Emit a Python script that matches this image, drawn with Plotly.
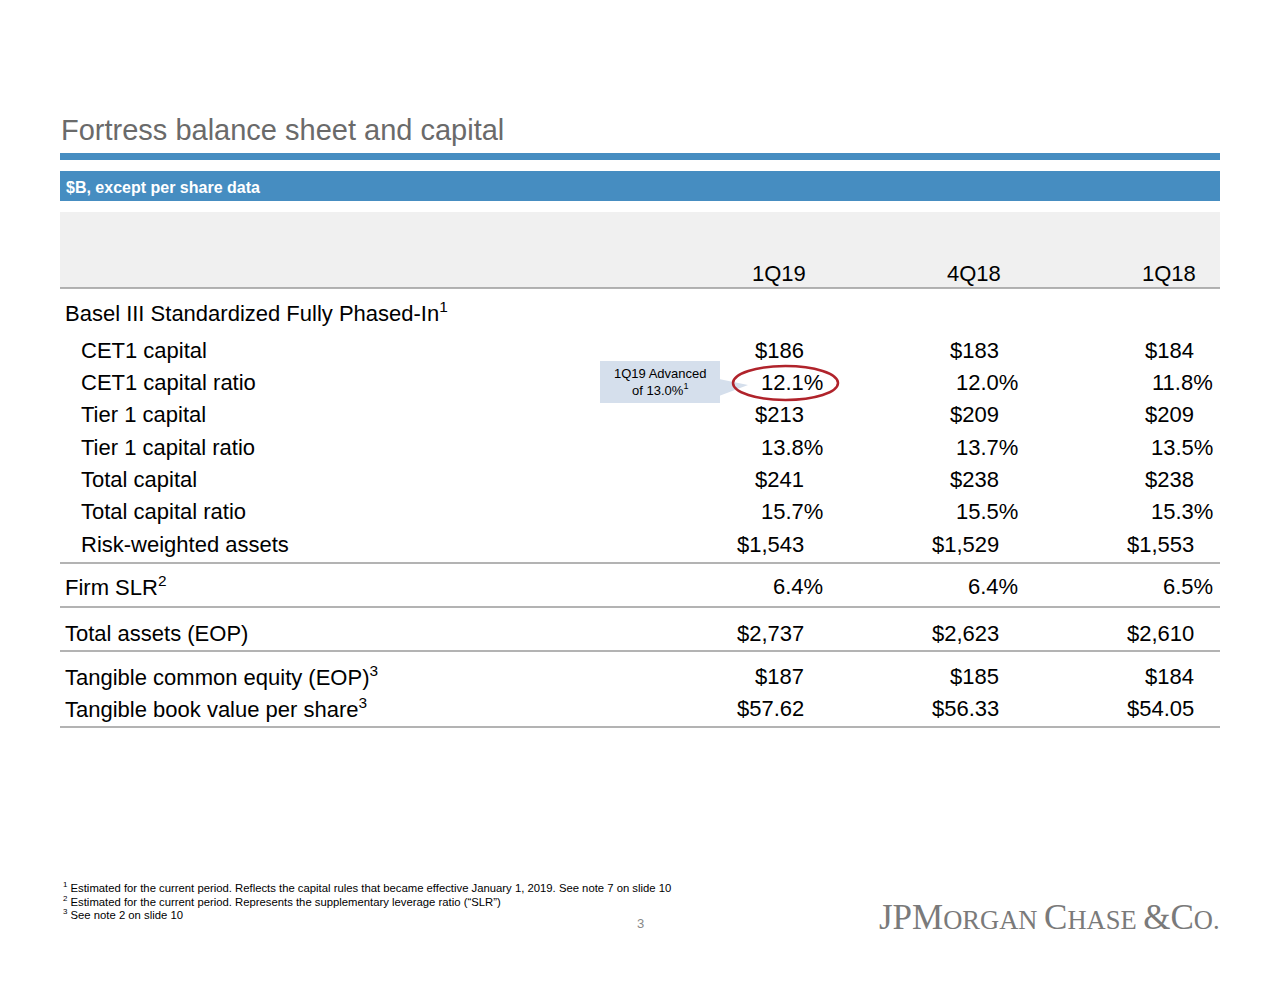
import plotly.graph_objects as go

# ---------------- data ----------------
title = "Fortress balance sheet and capital"
subtitle = "$B, except per share data"
periods = ["1Q19", "4Q18", "1Q18"]
section_label = "Basel III Standardized Fully Phased-In"
metrics = ["CET1 capital", "CET1 capital ratio", "Tier 1 capital", "Tier 1 capital ratio",
           "Total capital", "Total capital ratio", "Risk-weighted assets", "Firm SLR",
           "Total assets (EOP)", "Tangible common equity (EOP)", "Tangible book value per share"]
metric_notes = ["", "", "", "", "", "", "", "2", "", "3", "3"]
v_1q19 = [186, 12.1, 213, 13.8, 241, 15.7, 1543, 6.4, 2737, 187, 57.62]
v_4q18 = [183, 12.0, 209, 13.7, 238, 15.5, 1529, 6.4, 2623, 185, 56.33]
v_1q18 = [184, 11.8, 209, 13.5, 238, 15.3, 1553, 6.5, 2610, 184, 54.05]
value_format = ["$", "%", "$", "%", "$", "%", "$", "%", "$", "$", "$2"]
callout_text = "1Q19 Advanced<br>of 13.0%<sup>1</sup>"
footnotes = [
    "Estimated for the current period. Reflects the capital rules that became effective January 1, 2019. See note 7 on slide 10",
    "Estimated for the current period. Represents the supplementary leverage ratio (“SLR”)",
    "See note 2 on slide 10",
]
page_number = "3"

# ---------------- layout constants ----------------
OFF = 8  # page body margin
W, H = 1280 - OFF, 989 - OFF
L, R = 60, 1220
BLUE = "#468dc1"
GRAY_T = "#6a6a6a"
FONT = "Liberation Sans, Arial"
SANS = "Liberation Sans, Arial"
row_y = [350, 382, 414, 447, 479, 511, 544, 586, 633, 676, 708]
indent = [True] * 7 + [False] * 4
col_right = [806, 1001, 1196]
pct_shift = 19
sep_lines = [288, 563, 607, 651, 727]
TS = 22


def fmt(v, f):
    if f == "$":
        return f"${v:,.0f}"
    if f == "$2":
        return f"${v:,.2f}"
    return f"{v:.1f}%"


fig = go.Figure()
fig.add_trace(go.Scatter(x=[100], y=[100], mode="markers", marker=dict(opacity=0), hoverinfo="skip", showlegend=False))

shapes = []
ann = []

# title
ann.append(dict(x=59, y=130, text=title, xanchor="left", yanchor="middle", showarrow=False,
                font=dict(family=SANS, size=29, color=GRAY_T)))
shapes.append(dict(type="rect", x0=L, x1=R, y0=153, y1=160, fillcolor=BLUE, line=dict(width=0)))
shapes.append(dict(type="rect", x0=L, x1=R, y0=171, y1=201, fillcolor=BLUE, line=dict(width=0)))
ann.append(dict(x=64, y=187, text="<b>" + subtitle + "</b>", xanchor="left", yanchor="middle", showarrow=False,
                font=dict(family=SANS, size=16, color="white")))
shapes.append(dict(type="rect", x0=L, x1=R, y0=212, y1=288, fillcolor="#f0f0f0", line=dict(width=0)))

for p, xr in zip(periods, col_right):
    ann.append(dict(x=xr + 2, y=273, text=p, xanchor="right", yanchor="middle", showarrow=False,
                    font=dict(family=FONT, size=TS, color="black")))

for yl in sep_lines:
    shapes.append(dict(type="line", x0=L, x1=R, y0=yl, y1=yl, line=dict(color="#9a9a9a", width=1.5)))

ann.append(dict(x=63, y=312, text=section_label + "<sup>1</sup>", xanchor="left", yanchor="middle",
                showarrow=False, font=dict(family=FONT, size=TS, color="black")))

cols = [v_1q19, v_4q18, v_1q18]
for i, m in enumerate(metrics):
    lab = m + (f"<sup>{metric_notes[i]}</sup>" if metric_notes[i] else "")
    ann.append(dict(x=79 if indent[i] else 63, y=row_y[i], text=lab, xanchor="left", yanchor="middle",
                    showarrow=False, font=dict(family=FONT, size=TS, color="black")))
    for c, xr in zip(cols, col_right):
        f = value_format[i]
        ann.append(dict(x=xr + (pct_shift if f == "%" else 0), y=row_y[i], text=fmt(c[i], f),
                        xanchor="right", yanchor="middle", showarrow=False,
                        font=dict(family=FONT, size=TS, color="black")))

# callout
shapes.append(dict(type="rect", x0=600, x1=720, y0=361, y1=403, fillcolor="#d5dfec", line=dict(width=0)))
shapes.append(dict(type="path", path="M 719 379 L 748 385 L 719 396 Z", fillcolor="#d5dfec", line=dict(width=0)))
ann.append(dict(x=660, y=382, text=callout_text, xanchor="center", yanchor="middle", showarrow=False,
                font=dict(family=SANS, size=13, color="black")))
shapes.append(dict(type="circle", x0=733, x1=838, y0=366, y1=400, line=dict(color="#b0232b", width=2.5)))

# footnotes
for k, (t, yy) in enumerate(zip(footnotes, [887, 901, 914])):
    ann.append(dict(x=61, y=yy, text=f"<sup>{k+1}</sup> {t}", xanchor="left", yanchor="middle", showarrow=False,
                    font=dict(family=SANS, size=11.3, color="black")))
ann.append(dict(x=640, y=923, text=page_number, xanchor="center", yanchor="middle", showarrow=False,
                font=dict(family=SANS, size=13, color="#888888")))

# logo
logo = ("<span style='font-size:35px'>JPM</span><span style='font-size:26.5px'>ORGAN </span>"
        "<span style='font-size:35px'>C</span><span style='font-size:26.5px'>HASE </span>"
        "<span style='font-size:35px'>&amp;C</span><span style='font-size:26.5px'>O.</span>")
ann.append(dict(x=1222, y=917, text=logo, xanchor="right", yanchor="middle", showarrow=False,
                font=dict(family="Liberation Serif, Times New Roman, serif", size=35, color="#7a7a7a")))

fig.update_layout(
    width=W, height=H, margin=dict(l=0, r=0, t=0, b=0),
    paper_bgcolor="white", plot_bgcolor="white",
    xaxis=dict(range=[OFF, 1280], visible=False, fixedrange=True),
    yaxis=dict(range=[989, OFF], visible=False, fixedrange=True),
    shapes=shapes, annotations=ann, showlegend=False,
)
fig.write_html("out.html")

Prompt:
Repeat the material above word for word, please, apart from its images.

Solution to the problem:
Emit a Python script that matches this image, drawn with Plotly.
import plotly.graph_objects as go

# ---------------- data ----------------
title = "Fortress balance sheet and capital"
subtitle = "$B, except per share data"
periods = ["1Q19", "4Q18", "1Q18"]
section_label = "Basel III Standardized Fully Phased-In"
metrics = ["CET1 capital", "CET1 capital ratio", "Tier 1 capital", "Tier 1 capital ratio",
           "Total capital", "Total capital ratio", "Risk-weighted assets", "Firm SLR",
           "Total assets (EOP)", "Tangible common equity (EOP)", "Tangible book value per share"]
metric_notes = ["", "", "", "", "", "", "", "2", "", "3", "3"]
v_1q19 = [186, 12.1, 213, 13.8, 241, 15.7, 1543, 6.4, 2737, 187, 57.62]
v_4q18 = [183, 12.0, 209, 13.7, 238, 15.5, 1529, 6.4, 2623, 185, 56.33]
v_1q18 = [184, 11.8, 209, 13.5, 238, 15.3, 1553, 6.5, 2610, 184, 54.05]
value_format = ["$", "%", "$", "%", "$", "%", "$", "%", "$", "$", "$2"]
callout_text = "1Q19 Advanced<br>of 13.0%<sup>1</sup>"
footnotes = [
    "Estimated for the current period. Reflects the capital rules that became effective January 1, 2019. See note 7 on slide 10",
    "Estimated for the current period. Represents the supplementary leverage ratio (“SLR”)",
    "See note 2 on slide 10",
]
page_number = "3"

# ---------------- layout constants ----------------
OFF = 8  # page body margin
W, H = 1280 - OFF, 989 - OFF
L, R = 60, 1220
BLUE = "#468dc1"
GRAY_T = "#6a6a6a"
FONT = "Liberation Sans, Arial"
SANS = "Liberation Sans, Arial"
row_y = [350, 382, 414, 447, 479, 511, 544, 586, 633, 676, 708]
indent = [True] * 7 + [False] * 4
col_right = [806, 1001, 1196]
pct_shift = 19
sep_lines = [288, 563, 607, 651, 727]
TS = 22


def fmt(v, f):
    if f == "$":
        return f"${v:,.0f}"
    if f == "$2":
        return f"${v:,.2f}"
    return f"{v:.1f}%"


fig = go.Figure()
fig.add_trace(go.Scatter(x=[100], y=[100], mode="markers", marker=dict(opacity=0), hoverinfo="skip", showlegend=False))

shapes = []
ann = []

# title
ann.append(dict(x=59, y=130, text=title, xanchor="left", yanchor="middle", showarrow=False,
                font=dict(family=SANS, size=29, color=GRAY_T)))
shapes.append(dict(type="rect", x0=L, x1=R, y0=153, y1=160, fillcolor=BLUE, line=dict(width=0)))
shapes.append(dict(type="rect", x0=L, x1=R, y0=171, y1=201, fillcolor=BLUE, line=dict(width=0)))
ann.append(dict(x=64, y=187, text="<b>" + subtitle + "</b>", xanchor="left", yanchor="middle", showarrow=False,
                font=dict(family=SANS, size=16, color="white")))
shapes.append(dict(type="rect", x0=L, x1=R, y0=212, y1=288, fillcolor="#f0f0f0", line=dict(width=0)))

for p, xr in zip(periods, col_right):
    ann.append(dict(x=xr + 2, y=273, text=p, xanchor="right", yanchor="middle", showarrow=False,
                    font=dict(family=FONT, size=TS, color="black")))

for yl in sep_lines:
    shapes.append(dict(type="line", x0=L, x1=R, y0=yl, y1=yl, line=dict(color="#9a9a9a", width=1.5)))

ann.append(dict(x=63, y=312, text=section_label + "<sup>1</sup>", xanchor="left", yanchor="middle",
                showarrow=False, font=dict(family=FONT, size=TS, color="black")))

cols = [v_1q19, v_4q18, v_1q18]
for i, m in enumerate(metrics):
    lab = m + (f"<sup>{metric_notes[i]}</sup>" if metric_notes[i] else "")
    ann.append(dict(x=79 if indent[i] else 63, y=row_y[i], text=lab, xanchor="left", yanchor="middle",
                    showarrow=False, font=dict(family=FONT, size=TS, color="black")))
    for c, xr in zip(cols, col_right):
        f = value_format[i]
        ann.append(dict(x=xr + (pct_shift if f == "%" else 0), y=row_y[i], text=fmt(c[i], f),
                        xanchor="right", yanchor="middle", showarrow=False,
                        font=dict(family=FONT, size=TS, color="black")))

# callout
shapes.append(dict(type="rect", x0=600, x1=720, y0=361, y1=403, fillcolor="#d5dfec", line=dict(width=0)))
shapes.append(dict(type="path", path="M 719 379 L 748 385 L 719 396 Z", fillcolor="#d5dfec", line=dict(width=0)))
ann.append(dict(x=660, y=382, text=callout_text, xanchor="center", yanchor="middle", showarrow=False,
                font=dict(family=SANS, size=13, color="black")))
shapes.append(dict(type="circle", x0=733, x1=838, y0=366, y1=400, line=dict(color="#b0232b", width=2.5)))

# footnotes
for k, (t, yy) in enumerate(zip(footnotes, [887, 901, 914])):
    ann.append(dict(x=61, y=yy, text=f"<sup>{k+1}</sup> {t}", xanchor="left", yanchor="middle", showarrow=False,
                    font=dict(family=SANS, size=11.3, color="black")))
ann.append(dict(x=640, y=923, text=page_number, xanchor="center", yanchor="middle", showarrow=False,
                font=dict(family=SANS, size=13, color="#888888")))

# logo
logo = ("<span style='font-size:35px'>JPM</span><span style='font-size:26.5px'>ORGAN </span>"
        "<span style='font-size:35px'>C</span><span style='font-size:26.5px'>HASE </span>"
        "<span style='font-size:35px'>&amp;C</span><span style='font-size:26.5px'>O.</span>")
ann.append(dict(x=1222, y=917, text=logo, xanchor="right", yanchor="middle", showarrow=False,
                font=dict(family="Liberation Serif, Times New Roman, serif", size=35, color="#7a7a7a")))

fig.update_layout(
    width=W, height=H, margin=dict(l=0, r=0, t=0, b=0),
    paper_bgcolor="white", plot_bgcolor="white",
    xaxis=dict(range=[OFF, 1280], visible=False, fixedrange=True),
    yaxis=dict(range=[989, OFF], visible=False, fixedrange=True),
    shapes=shapes, annotations=ann, showlegend=False,
)
fig.write_html("out.html")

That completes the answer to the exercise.